START Data excerpt

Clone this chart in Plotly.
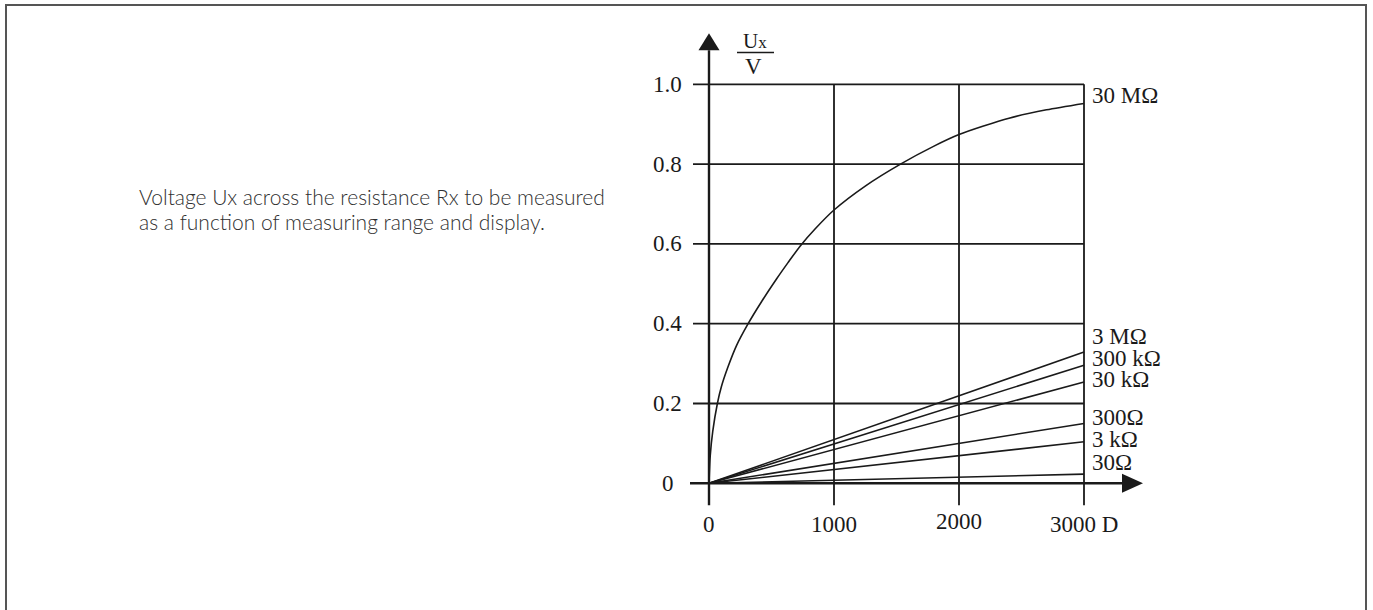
import plotly.graph_objects as go

# ---------------- data ----------------
display_ticks = [0, 1000, 2000, 3000]
display_ticklabels = ['0', '1000', '2000', '3000 D']
u_ticks = [0, 0.2, 0.4, 0.6, 0.8, 1.0]
u_ticklabels = ['0', '0.2', '0.4', '0.6', '0.8', '1.0']

curve_label = '30 MΩ'
curve_display = [0, 10, 30, 67, 100, 150, 220, 313, 420, 540, 632, 730, 850, 1000,
                 1250, 1532, 1800, 2000, 2400, 2700, 3000]
curve_u = [0, 0.07, 0.13, 0.20, 0.243, 0.29, 0.345, 0.40, 0.455, 0.512, 0.553, 0.595, 0.638, 0.685,
           0.745, 0.80, 0.845, 0.874, 0.915, 0.936, 0.952]

line_labels = ['3 MΩ', '300 kΩ', '30 kΩ', '300Ω', '3 kΩ', '30Ω']
line_display = [0, 3000]
line_end_u = [0.329, 0.296, 0.254, 0.150, 0.104, 0.023]

caption_lines = ['Voltage Ux across the resistance Rx to be measured',
                 'as a function of measuring range and display.']

# ---------------- layout geometry ----------------
W, H = 1373, 610
ML, MR, MT, MB = 688, 230, 32, 103
PW, PH = W - ML - MR, H - MT - MB
X_PER_PX = 8.0            # display units per pixel
Y_PER_PX = 1 / 399.0      # volts per pixel
x_lo = -21 * X_PER_PX
x_hi = x_lo + PW * X_PER_PX
y_hi = 451.3 * Y_PER_PX
y_lo = y_hi - PH * Y_PER_PX

def px_x(px):
    return (px - ML) / PW

def px_y(py):
    return 1 - (py - MT) / PH

SERIF = 'Liberation Serif'
INK = '#1a1a1a'

fig = go.Figure()

# data curves
fig.add_trace(go.Scatter(x=curve_display, y=curve_u, mode='lines',
                         line=dict(color=INK, width=1.6, shape='spline', smoothing=0.7),
                         name=curve_label, hoverinfo='skip'))
for lab, yend in zip(line_labels, line_end_u):
    fig.add_trace(go.Scatter(x=line_display, y=[0, yend], mode='lines',
                             line=dict(color=INK, width=1.6), name=lab, hoverinfo='skip'))

shapes = []
grid_w = 1.8
tick_ext_x = -16 * X_PER_PX
tick_ext_y = -22 * Y_PER_PX
xmax = max(display_ticks)
ymax = max(u_ticks)
# horizontal grid lines
for v in u_ticks[1:]:
    shapes.append(dict(type='line', xref='x', yref='y', x0=tick_ext_x, x1=xmax, y0=v, y1=v,
                       line=dict(color=INK, width=grid_w), layer='below'))
# vertical grid lines
for v in display_ticks[1:]:
    shapes.append(dict(type='line', xref='x', yref='y', x0=v, x1=v, y0=tick_ext_y, y1=ymax,
                       line=dict(color=INK, width=grid_w), layer='below'))
# axes with arrows
y_arrow_base = ymax + 34 * Y_PER_PX
y_arrow_tip = ymax + 51 * Y_PER_PX
x_arrow_base = xmax + 38 * X_PER_PX
x_arrow_tip = xmax + 59 * X_PER_PX
shapes.append(dict(type='line', xref='x', yref='y', x0=0, x1=0, y0=tick_ext_y, y1=y_arrow_base,
                   line=dict(color=INK, width=2.4)))
shapes.append(dict(type='line', xref='x', yref='y', x0=-19 * X_PER_PX, x1=x_arrow_base, y0=0, y1=0,
                   line=dict(color=INK, width=2.4)))
hw = 10.5 * X_PER_PX
shapes.append(dict(type='path', xref='x', yref='y',
                   path=f'M {-hw} {y_arrow_base} L {hw} {y_arrow_base} L 0 {y_arrow_tip} Z',
                   fillcolor=INK, line=dict(color=INK, width=0)))
hh = 9.5 * Y_PER_PX
shapes.append(dict(type='path', xref='x', yref='y',
                   path=f'M {x_arrow_base} {-hh} L {x_arrow_base} {hh} L {x_arrow_tip} 0 Z',
                   fillcolor=INK, line=dict(color=INK, width=0)))
# page frame
shapes.append(dict(type='rect', xref='paper', yref='paper',
                   x0=px_x(6), x1=px_x(1366), y0=px_y(625), y1=px_y(5),
                   line=dict(color='#555555', width=2), fillcolor='rgba(0,0,0,0)'))

annotations = []
tick_font = dict(family=SERIF, size=23, color=INK)
# y tick labels
for v, t in zip(u_ticks, u_ticklabels):
    shift = -33 if v == 0 else -25
    annotations.append(dict(x=0, y=v, xref='x', yref='y', text=t, showarrow=False,
                            xanchor='right', yanchor='middle', xshift=shift, font=tick_font))
# x tick labels
for v, t in zip(display_ticks, display_ticklabels):
    annotations.append(dict(x=v, y=0, xref='x', yref='y', text=t, showarrow=False,
                            xanchor='center', yanchor='middle', yshift=-41 if v != 2000 else -38,
                            font=tick_font))
# series labels at right
label_y = [0.367, 0.314, 0.261, 0.166, 0.111, 0.051]
annotations.append(dict(x=xmax, y=0.973, xref='x', yref='y', text=curve_label, showarrow=False,
                        xanchor='left', yanchor='middle', xshift=6, font=tick_font))
for lab, ly in zip(line_labels, label_y):
    annotations.append(dict(x=xmax, y=ly, xref='x', yref='y', text=lab, showarrow=False,
                            xanchor='left', yanchor='middle', xshift=6, font=tick_font))
# y axis title as fraction Ux / V
annotations.append(dict(x=px_x(755), y=px_y(41), xref='paper', yref='paper',
                        text='U<span style="font-size:17px">x</span>',
                        showarrow=False, xanchor='center', yanchor='middle',
                        font=dict(family=SERIF, size=21, color=INK)))
annotations.append(dict(x=px_x(753.5), y=px_y(66.5), xref='paper', yref='paper', text='V',
                        showarrow=False, xanchor='center', yanchor='middle',
                        font=dict(family=SERIF, size=23, color=INK)))
shapes.append(dict(type='line', xref='paper', yref='paper', x0=px_x(737), x1=px_x(774),
                   y0=px_y(52.5), y1=px_y(52.5), line=dict(color=INK, width=1.5)))
# caption (two lines)
for line_text, cy in zip(caption_lines, [197, 221.7]):
    annotations.append(dict(x=px_x(137), y=px_y(cy), xref='paper', yref='paper', text=line_text,
                            showarrow=False, xanchor='left', yanchor='middle', align='left',
                            font=dict(family='Lato', size=21, color='#303030', weight=300)))

fig.update_layout(
    width=W, height=H,
    margin=dict(l=ML, r=MR, t=MT, b=MB, pad=0),
    paper_bgcolor='white', plot_bgcolor='white',
    showlegend=False,
    xaxis=dict(range=[x_lo, x_hi], visible=False, fixedrange=True),
    yaxis=dict(range=[y_lo, y_hi], visible=False, fixedrange=True),
    shapes=shapes, annotations=annotations,
)

fig.write_html('out.html', config={'displayModeBar': False},
               post_script="document.body.style.margin='0';")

END Data excerpt

> [Your objective]: Restate the data above word for word. Do not include the images.

> [Correct result]:
Clone this chart in Plotly.
import plotly.graph_objects as go

# ---------------- data ----------------
display_ticks = [0, 1000, 2000, 3000]
display_ticklabels = ['0', '1000', '2000', '3000 D']
u_ticks = [0, 0.2, 0.4, 0.6, 0.8, 1.0]
u_ticklabels = ['0', '0.2', '0.4', '0.6', '0.8', '1.0']

curve_label = '30 MΩ'
curve_display = [0, 10, 30, 67, 100, 150, 220, 313, 420, 540, 632, 730, 850, 1000,
                 1250, 1532, 1800, 2000, 2400, 2700, 3000]
curve_u = [0, 0.07, 0.13, 0.20, 0.243, 0.29, 0.345, 0.40, 0.455, 0.512, 0.553, 0.595, 0.638, 0.685,
           0.745, 0.80, 0.845, 0.874, 0.915, 0.936, 0.952]

line_labels = ['3 MΩ', '300 kΩ', '30 kΩ', '300Ω', '3 kΩ', '30Ω']
line_display = [0, 3000]
line_end_u = [0.329, 0.296, 0.254, 0.150, 0.104, 0.023]

caption_lines = ['Voltage Ux across the resistance Rx to be measured',
                 'as a function of measuring range and display.']

# ---------------- layout geometry ----------------
W, H = 1373, 610
ML, MR, MT, MB = 688, 230, 32, 103
PW, PH = W - ML - MR, H - MT - MB
X_PER_PX = 8.0            # display units per pixel
Y_PER_PX = 1 / 399.0      # volts per pixel
x_lo = -21 * X_PER_PX
x_hi = x_lo + PW * X_PER_PX
y_hi = 451.3 * Y_PER_PX
y_lo = y_hi - PH * Y_PER_PX

def px_x(px):
    return (px - ML) / PW

def px_y(py):
    return 1 - (py - MT) / PH

SERIF = 'Liberation Serif'
INK = '#1a1a1a'

fig = go.Figure()

# data curves
fig.add_trace(go.Scatter(x=curve_display, y=curve_u, mode='lines',
                         line=dict(color=INK, width=1.6, shape='spline', smoothing=0.7),
                         name=curve_label, hoverinfo='skip'))
for lab, yend in zip(line_labels, line_end_u):
    fig.add_trace(go.Scatter(x=line_display, y=[0, yend], mode='lines',
                             line=dict(color=INK, width=1.6), name=lab, hoverinfo='skip'))

shapes = []
grid_w = 1.8
tick_ext_x = -16 * X_PER_PX
tick_ext_y = -22 * Y_PER_PX
xmax = max(display_ticks)
ymax = max(u_ticks)
# horizontal grid lines
for v in u_ticks[1:]:
    shapes.append(dict(type='line', xref='x', yref='y', x0=tick_ext_x, x1=xmax, y0=v, y1=v,
                       line=dict(color=INK, width=grid_w), layer='below'))
# vertical grid lines
for v in display_ticks[1:]:
    shapes.append(dict(type='line', xref='x', yref='y', x0=v, x1=v, y0=tick_ext_y, y1=ymax,
                       line=dict(color=INK, width=grid_w), layer='below'))
# axes with arrows
y_arrow_base = ymax + 34 * Y_PER_PX
y_arrow_tip = ymax + 51 * Y_PER_PX
x_arrow_base = xmax + 38 * X_PER_PX
x_arrow_tip = xmax + 59 * X_PER_PX
shapes.append(dict(type='line', xref='x', yref='y', x0=0, x1=0, y0=tick_ext_y, y1=y_arrow_base,
                   line=dict(color=INK, width=2.4)))
shapes.append(dict(type='line', xref='x', yref='y', x0=-19 * X_PER_PX, x1=x_arrow_base, y0=0, y1=0,
                   line=dict(color=INK, width=2.4)))
hw = 10.5 * X_PER_PX
shapes.append(dict(type='path', xref='x', yref='y',
                   path=f'M {-hw} {y_arrow_base} L {hw} {y_arrow_base} L 0 {y_arrow_tip} Z',
                   fillcolor=INK, line=dict(color=INK, width=0)))
hh = 9.5 * Y_PER_PX
shapes.append(dict(type='path', xref='x', yref='y',
                   path=f'M {x_arrow_base} {-hh} L {x_arrow_base} {hh} L {x_arrow_tip} 0 Z',
                   fillcolor=INK, line=dict(color=INK, width=0)))
# page frame
shapes.append(dict(type='rect', xref='paper', yref='paper',
                   x0=px_x(6), x1=px_x(1366), y0=px_y(625), y1=px_y(5),
                   line=dict(color='#555555', width=2), fillcolor='rgba(0,0,0,0)'))

annotations = []
tick_font = dict(family=SERIF, size=23, color=INK)
# y tick labels
for v, t in zip(u_ticks, u_ticklabels):
    shift = -33 if v == 0 else -25
    annotations.append(dict(x=0, y=v, xref='x', yref='y', text=t, showarrow=False,
                            xanchor='right', yanchor='middle', xshift=shift, font=tick_font))
# x tick labels
for v, t in zip(display_ticks, display_ticklabels):
    annotations.append(dict(x=v, y=0, xref='x', yref='y', text=t, showarrow=False,
                            xanchor='center', yanchor='middle', yshift=-41 if v != 2000 else -38,
                            font=tick_font))
# series labels at right
label_y = [0.367, 0.314, 0.261, 0.166, 0.111, 0.051]
annotations.append(dict(x=xmax, y=0.973, xref='x', yref='y', text=curve_label, showarrow=False,
                        xanchor='left', yanchor='middle', xshift=6, font=tick_font))
for lab, ly in zip(line_labels, label_y):
    annotations.append(dict(x=xmax, y=ly, xref='x', yref='y', text=lab, showarrow=False,
                            xanchor='left', yanchor='middle', xshift=6, font=tick_font))
# y axis title as fraction Ux / V
annotations.append(dict(x=px_x(755), y=px_y(41), xref='paper', yref='paper',
                        text='U<span style="font-size:17px">x</span>',
                        showarrow=False, xanchor='center', yanchor='middle',
                        font=dict(family=SERIF, size=21, color=INK)))
annotations.append(dict(x=px_x(753.5), y=px_y(66.5), xref='paper', yref='paper', text='V',
                        showarrow=False, xanchor='center', yanchor='middle',
                        font=dict(family=SERIF, size=23, color=INK)))
shapes.append(dict(type='line', xref='paper', yref='paper', x0=px_x(737), x1=px_x(774),
                   y0=px_y(52.5), y1=px_y(52.5), line=dict(color=INK, width=1.5)))
# caption (two lines)
for line_text, cy in zip(caption_lines, [197, 221.7]):
    annotations.append(dict(x=px_x(137), y=px_y(cy), xref='paper', yref='paper', text=line_text,
                            showarrow=False, xanchor='left', yanchor='middle', align='left',
                            font=dict(family='Lato', size=21, color='#303030', weight=300)))

fig.update_layout(
    width=W, height=H,
    margin=dict(l=ML, r=MR, t=MT, b=MB, pad=0),
    paper_bgcolor='white', plot_bgcolor='white',
    showlegend=False,
    xaxis=dict(range=[x_lo, x_hi], visible=False, fixedrange=True),
    yaxis=dict(range=[y_lo, y_hi], visible=False, fixedrange=True),
    shapes=shapes, annotations=annotations,
)

fig.write_html('out.html', config={'displayModeBar': False},
               post_script="document.body.style.margin='0';")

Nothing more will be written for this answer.